« Un bébé, yeux clos, le jour de sa naissance. » Instagram « héberge un gigantesque cimetière de nouveau-nés décédés ». Autant de photographies qui témoignent de deuils comme celui de Marie-Eve et de son conjoint Mathias qui ont appris que leur petite fille n’avait pas survécu après la césarienne. Avec le mot-dièse #stillborn[1], la plate-forme renvoie à 160 000 publications.
L’Organisation mondiale de la santé (OMS) définit le deuil périnatal « lorsque la mort de l’enfant intervient après vingt-huit semaines d’aménorrhée (ou à partir de 500 grammes) et jusqu’à sept jours après l’accouchement ». D’après les données de la Direction de la recherche, des études, de l’évaluation et des statistiques (Drees), 6 722 bébés sont nés sans vie en France en 2018. Les causes sont multiples, « interruption médicale de grossesse, réduction embryonnaire, mort fœtale in utero… », « mais aboutissent au même vide ».
« La société a du mal à reconnaître ce type de deuil »
Pour Julie, « à l’origine du compte Instagram “A nos étoiles“, entièrement consacré à la question du deuil périnatal », si les femmes ont besoin de montrer des photos de leur bébé décédé, c’est parce que « les parents sont isolés, réduits au silence ». Julie a elle-même affronté la perte de trois nourrissons.
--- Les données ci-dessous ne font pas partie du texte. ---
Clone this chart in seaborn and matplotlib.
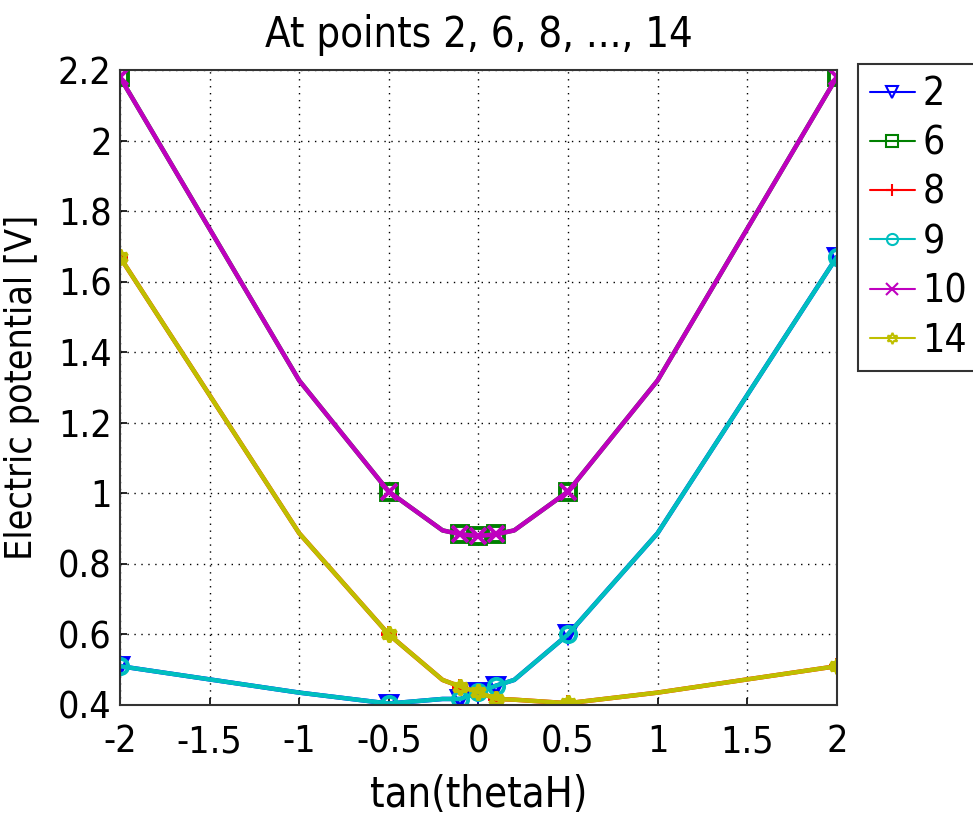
import numpy as np
import pandas as pd
import seaborn as sns
import matplotlib.pyplot as plt
from matplotlib.lines import Line2D

# %% Data
tan_theta = [-2, -1, -0.5, -0.2, -0.1, 0, 0.1, 0.2, 0.5, 1, 2]
marker_idx = [0, 2, 4, 5, 6, 8, 10]

v_upper = [2.18, 1.32, 1.005, 0.895, 0.884, 0.879, 0.884, 0.895, 1.005, 1.32, 2.18]
v_left = [1.67, 0.887, 0.60, 0.471, 0.452, 0.436, 0.417, 0.415, 0.405, 0.435, 0.51]
v_right = [0.51, 0.435, 0.404, 0.417, 0.417, 0.436, 0.455, 0.471, 0.60, 0.887, 1.67]

point_labels = ['2', '6', '8', '9', '10', '14']
point_values = [v_right, v_upper, v_left, v_right, v_upper, v_left]
point_colors = ['#0000ff', '#008000', '#ff0000', '#00bfbf', '#bf00bf', '#bfbf00']
point_markers = ['v', 's', '+', 'o', 'x', (6, 1, 0)]

df = pd.concat([
    pd.DataFrame({'x': tan_theta, 'y': vals, 'point': lab})
    for lab, vals in zip(point_labels, point_values)
])

# %% Plot
sns.set_style('white')
plt.rcParams['font.family'] = ['DejaVu Sans']
plt.rcParams['font.stretch'] = 'condensed'
plt.rcParams['text.color'] = 'black'
plt.rcParams['xtick.color'] = 'black'
plt.rcParams['ytick.color'] = 'black'
plt.rcParams['axes.labelcolor'] = 'black'

fs = 27

fig = plt.figure(figsize=(9.73, 8.25), dpi=100)
ax = fig.add_axes([0.1233, 0.1455, 0.7367, 0.7695])

for lab, col, mk in zip(point_labels, point_colors, point_markers):
    sns.lineplot(
        data=df[df['point'] == lab], x='x', y='y',
        color=col, linewidth=3.2, marker=mk, markersize=11,
        markeredgewidth=2.8, markerfacecolor='none', markeredgecolor=col,
        markevery=marker_idx, sort=False, ax=ax, legend=False,
    )

ax.set_xlim(-2, 2)
ax.set_ylim(0.4, 2.2)
ax.set_xticks(np.arange(-2, 2.01, 0.5))
ax.set_xticklabels(['-2', '-1.5', '-1', '-0.5', '0', '0.5', '1', '1.5', '2'])
ax.set_yticks(np.arange(0.4, 2.21, 0.2))
ax.set_yticklabels(['0.4', '0.6', '0.8', '1', '1.2', '1.4', '1.6', '1.8', '2', '2.2'])
ax.tick_params(labelsize=fs, direction='in', length=5, width=1.2, color='black',
               bottom=True, left=True)
ax.tick_params(axis='x', pad=14)
ax.tick_params(axis='y', pad=6)
ax.grid(True, color='black', linestyle=(0, (1, 4)), linewidth=1.0)
for s in ax.spines.values():
    s.set_color('#333333')
    s.set_linewidth(1.5)

ax.set_xlabel('tan(thetaH)', fontsize=30, labelpad=10)
ax.set_ylabel('Electric potential [V]', fontsize=fs, labelpad=13)
ax.set_title('At points 2, 6, 8, ..., 14', fontsize=30, pad=17)

handles = [
    Line2D([], [], color=c, marker=m, markersize=8, markeredgewidth=1.5,
           markerfacecolor='none', linewidth=1.5)
    for c, m in zip(point_colors, point_markers)
]
leg = fig.legend(
    handles, point_labels, loc='upper left', bbox_to_anchor=(0.882, 0.923),
    fontsize=fs + 1, frameon=True, fancybox=False, handlelength=1.15,
    handletextpad=0.2, labelspacing=0.29, borderpad=0.3, borderaxespad=0,
)
leg.get_frame().set_edgecolor('black')
leg.get_frame().set_linewidth(1.5)

plt.savefig('out.png', dpi=100)
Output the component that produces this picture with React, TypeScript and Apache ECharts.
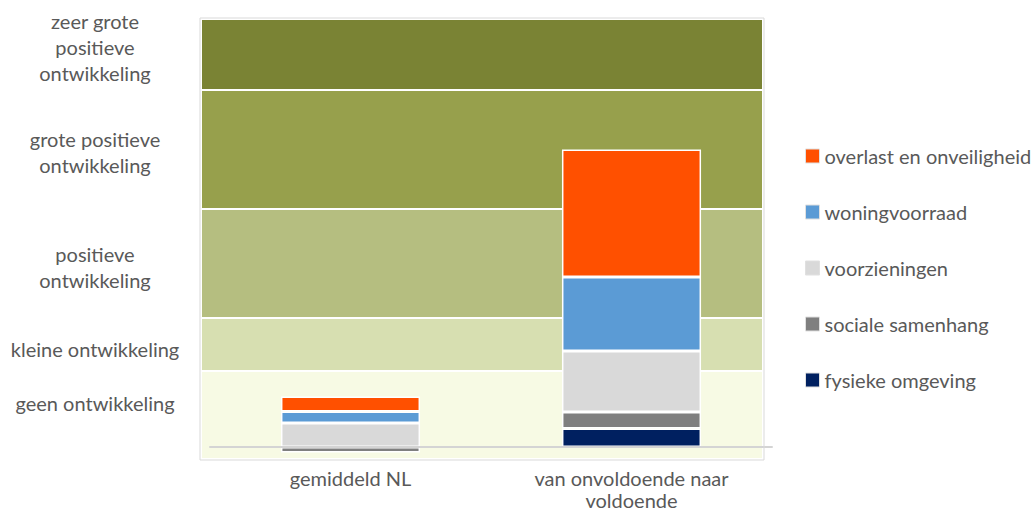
import React, { useEffect, useRef } from "react";
import * as echarts from "echarts";

const categories = ["gemiddeld NL", "van onvoldoende naar\nvoldoende"];
const fysiekeOmgeving = [0, 1.85];
const socialeSamenhang = [-0.55, 1.65];
const voorzieningen = [2.4, 6.1];
const woningvoorraad = [1.15, 7.4];
const overlastEnOnveiligheid = [1.5, 12.75];

const seriesNames = [
  "fysieke omgeving",
  "sociale samenhang",
  "voorzieningen",
  "woningvoorraad",
  "overlast en onveiligheid",
];
const seriesValues = [
  fysiekeOmgeving,
  socialeSamenhang,
  voorzieningen,
  woningvoorraad,
  overlastEnOnveiligheid,
];
const seriesColors = ["#002060", "#7F7F7F", "#D9D9D9", "#5B9BD5", "#FF5000"];

const bandLabels = [
  "geen ontwikkeling",
  "kleine ontwikkeling",
  "positieve\nontwikkeling",
  "grote positieve\nontwikkeling",
  "zeer grote\npositieve\nontwikkeling",
];
const bandBounds = [-1.2, 7.6, 12.9, 23.8, 35.7, 42.8];
const bandColors = ["#F7FAE4", "#D7DFB1", "#B5BE80", "#97A04C", "#7A8334"];
const bandLabelOffsets = [-12, 4, 3, 2.5, -7.5];

const FONT = "Lato, 'Open Sans', sans-serif";

export default function App() {
  const ref = useRef<HTMLDivElement>(null);
  useEffect(() => {
    if (!ref.current) return;
    const chart = echarts.init(ref.current, null, { renderer: "svg" });
    const markData = bandLabels.map((name, i) => [
      {
        name,
        yAxis: bandBounds[i],
        itemStyle: { color: bandColors[i] },
        label: { offset: [0, bandLabelOffsets[i]] },
      },
      { yAxis: bandBounds[i + 1] },
    ]);
    chart.setOption({
      animation: false,
      textStyle: { fontFamily: FONT },
      grid: [
        { left: 201, top: 19, width: 562, height: 440, outerBoundsMode: "none" },
        { left: 210, top: 18, width: 562, height: 442, outerBoundsMode: "none" },
      ],
      xAxis: [
        { type: "category", gridIndex: 0, data: ["bg"], show: false },
        {
          type: "category",
          gridIndex: 1,
          data: categories,
          z: 10,
          axisLine: { onZero: true, lineStyle: { color: "#D4D4D4", width: 2 } },
          axisTick: { show: false },
          axisLabel: {
            color: "#595959",
            fontSize: 20,
            lineHeight: 22,
            margin: 7,
            fontFamily: FONT,
          },
        },
      ],
      yAxis: [
        { type: "value", gridIndex: 0, min: -1.2, max: 42.8, show: false },
        { type: "value", gridIndex: 1, min: -1.3, max: 42.9, show: false },
      ],
      legend: {
        orient: "vertical",
        left: 800,
        top: 141,
        itemWidth: 14,
        itemHeight: 14,
        itemGap: 36,
        icon: "rect",
        data: [...seriesNames].reverse(),
        itemStyle: { borderColor: "#E0E0E0", borderWidth: 1 },
        textStyle: {
          color: "#595959",
          fontSize: 20,
          lineHeight: 20,
          fontFamily: FONT,
        },
      },
      graphic: [
        {
          type: "rect",
          shape: { x: 200, y: 18, width: 564, height: 442 },
          style: { fill: "none", stroke: "#D9D9D9", lineWidth: 1 },
          z: 100,
          silent: true,
        },
      ],
      series: [
        {
          type: "line",
          xAxisIndex: 0,
          yAxisIndex: 0,
          data: [],
          silent: true,
          markArea: {
            silent: true,
            itemStyle: { borderColor: "#FFFFFF", borderWidth: 2 },
            label: {
              show: true,
              position: "left",
              distance: 105,
              align: "center",
              color: "#595959",
              fontSize: 20,
              lineHeight: 26,
              fontFamily: FONT,
            },
            data: markData,
          },
        },
        ...seriesNames.map((name, i) => ({
          name,
          type: "bar",
          xAxisIndex: 1,
          yAxisIndex: 1,
          stack: "total",
          barWidth: "49.5%",
          data: seriesValues[i],
          itemStyle: {
            color: seriesColors[i],
            borderColor: "#FFFFFF",
            borderWidth: 1.5,
          },
        })),
      ],
    });
    return () => chart.dispose();
  }, []);
  return (
    <div
      ref={ref}
      style={{ position: "absolute", left: 0, top: 0, width: 1036, height: 511 }}
    />
  );
}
Elle témoigne avoir dû faire face aux réactions « maladroites », celles du personnel médicale en tête. « Ce n’était pas un vrai accouchement, vous allez oublier tout ça » lui avait dit la sage-femme après la naissance de sa fille mort-née, alors qu’elle avait « encore les pieds dans les étriers ».
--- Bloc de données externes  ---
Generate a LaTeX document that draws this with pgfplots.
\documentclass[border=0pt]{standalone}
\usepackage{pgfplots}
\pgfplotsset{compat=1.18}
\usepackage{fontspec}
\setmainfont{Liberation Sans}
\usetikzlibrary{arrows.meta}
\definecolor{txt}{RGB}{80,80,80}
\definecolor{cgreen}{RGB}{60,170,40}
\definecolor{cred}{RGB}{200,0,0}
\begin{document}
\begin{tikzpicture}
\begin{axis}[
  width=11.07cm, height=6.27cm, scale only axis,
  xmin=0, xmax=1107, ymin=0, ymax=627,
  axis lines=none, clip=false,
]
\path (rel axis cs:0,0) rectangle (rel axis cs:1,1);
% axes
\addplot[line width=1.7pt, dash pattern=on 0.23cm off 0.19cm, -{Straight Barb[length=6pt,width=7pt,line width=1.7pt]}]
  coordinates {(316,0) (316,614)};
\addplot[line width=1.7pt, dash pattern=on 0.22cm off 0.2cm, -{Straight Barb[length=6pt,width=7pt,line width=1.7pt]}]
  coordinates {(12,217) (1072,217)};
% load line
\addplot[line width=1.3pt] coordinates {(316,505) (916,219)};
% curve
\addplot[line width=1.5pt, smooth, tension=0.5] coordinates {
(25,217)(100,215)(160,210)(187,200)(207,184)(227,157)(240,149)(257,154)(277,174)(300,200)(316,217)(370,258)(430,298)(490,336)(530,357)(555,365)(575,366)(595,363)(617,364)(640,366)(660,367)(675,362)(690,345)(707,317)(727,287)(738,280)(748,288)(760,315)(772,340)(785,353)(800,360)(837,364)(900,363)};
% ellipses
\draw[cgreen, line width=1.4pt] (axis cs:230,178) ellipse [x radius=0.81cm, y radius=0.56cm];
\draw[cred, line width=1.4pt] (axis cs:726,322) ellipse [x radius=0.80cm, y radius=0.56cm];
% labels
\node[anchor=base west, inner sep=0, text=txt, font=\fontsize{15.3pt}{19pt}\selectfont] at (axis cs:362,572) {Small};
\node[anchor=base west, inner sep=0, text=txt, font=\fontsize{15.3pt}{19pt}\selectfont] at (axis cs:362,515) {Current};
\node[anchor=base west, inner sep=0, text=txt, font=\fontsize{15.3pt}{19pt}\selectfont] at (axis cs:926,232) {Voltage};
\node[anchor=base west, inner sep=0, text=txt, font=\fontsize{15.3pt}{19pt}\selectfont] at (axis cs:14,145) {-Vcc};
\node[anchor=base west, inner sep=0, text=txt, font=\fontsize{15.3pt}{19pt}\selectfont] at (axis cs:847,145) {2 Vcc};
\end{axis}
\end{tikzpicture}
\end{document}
« C’était pas un vrai bébé. » « Tu es jeune, tu en feras d’autres ! » Des phrases que Marie-Eve a entendues dans la bouche de ses proches. Lucie Roger, psychologue clinicienne spécialisée en périnatalité, explique : « C’est insurmontable pour l’entourage, qui en niant, se protège lui-même d’une réalité indicible ». Pour la praticienne, « la société a du mal à reconnaître ce type de deuil ». Alors « poster une photo de son bébé mort sur Instagram (…) empêche la négation de l’enfant ». Comme en témoigne cette mère qui a accompagné la photo de son bébé de la mention « Stillborn, but still born » (« mort-né, mais né quand même »).
La pratique s’explique également « quand le réel ne répond plus à ce besoin essentiel du deuil ». Aujourd’hui en France, « deux options sont proposées : les parents peuvent s’occuper de l’inhumation, ou en laisser la charge à l’hôpital, sans coût pour la famille ». Mais « Quand certains cimetières ont un bel endroit dédié, où l’on peut se recueillir, d’autres n’ont qu’un bout de terrain, pas accueillant », déplore Julie.